In Bodennähe ist das nicht so einfach, vor allem auf der Nordhalbkugel: Kontinentale Erhebungen wie die Rocky Mountains oder Grönland sorgen für zusätzliche Reibungskräfte und stören den geostrophischen Wind. Es entstehen planetare Wellen (Rossby-Wellen), die in der realen Atmosphäre instabil werden und zur Bildung von wandernden Tiefdruckgebieten führen. Das ist die Ursache dafür, dass das Wetter in den nördlichen mittleren Breiten so wechselhaft ist. Auf der Südhalbkugel, wo es in mittleren Breiten deutlich weniger Landmassen gibt, wehen die Westwinde relativ ungestört. Das schlägt sich unter anderem in deutlich höheren Windgeschwindigkeiten nieder: Je nach geografischer Breite spricht man von den Donnernden Vierzigern („Roaring Forties“), den Wilden Fünfzigern („Furious Fifties“) und den Heulenden Sechzigern („Screaming Sixties“).

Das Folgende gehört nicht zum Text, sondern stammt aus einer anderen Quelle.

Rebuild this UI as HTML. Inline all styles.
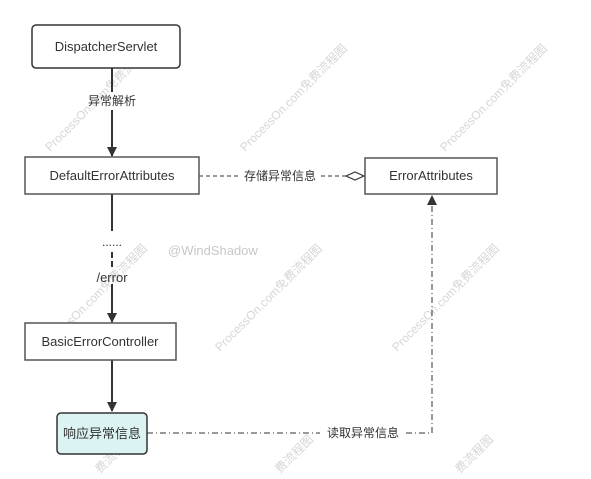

Aktuelle Themen der Atmosphärenforschung umfassen die Messung essentieller Klimavariablen und ihrer Veränderung sowie den Einfluss der Erderwärmung auf die Erholung der stratosphärischen Ozonschicht. Weitere Forschungen betreffen lokale Ereignisse wie Starkwinde und den Einfluss von Vulkanausbrüchen auf Atmosphäre und Klima, sowie vielfältige Teilaspekte der Klimaveränderung und Klimamodellierung.

Es gibt nicht „den einen“ Jetstream, sondern mehrere jeweils an den polwärtigen Grenzen der Zirkulationszellen: Die sehr schnellen „Subtropenjets“ in Höhen von etwa 14 Kilometern entstehen am polwärtigen Ende der Hadley-Zellen durch die Drehimpulserhaltung. Der Polarfront-Jetstream hingegen ist ein überwiegend durch Temperaturunterschiede getriebenes Starkwindband in rund zehn Kilometern Höhe, das in den mittleren Breiten auftritt und von Wirbeln geprägt ist, die ihm eine typische Wellenform verleihen. Wenn in deutschen Medien von „dem Jetstream“ die Rede ist, ist in der Regel der polare Jetstream auf der Nordhalbkugel gemeint. Er hat einen wichtigen Einfluss, auch auf unser Wetter in Europa.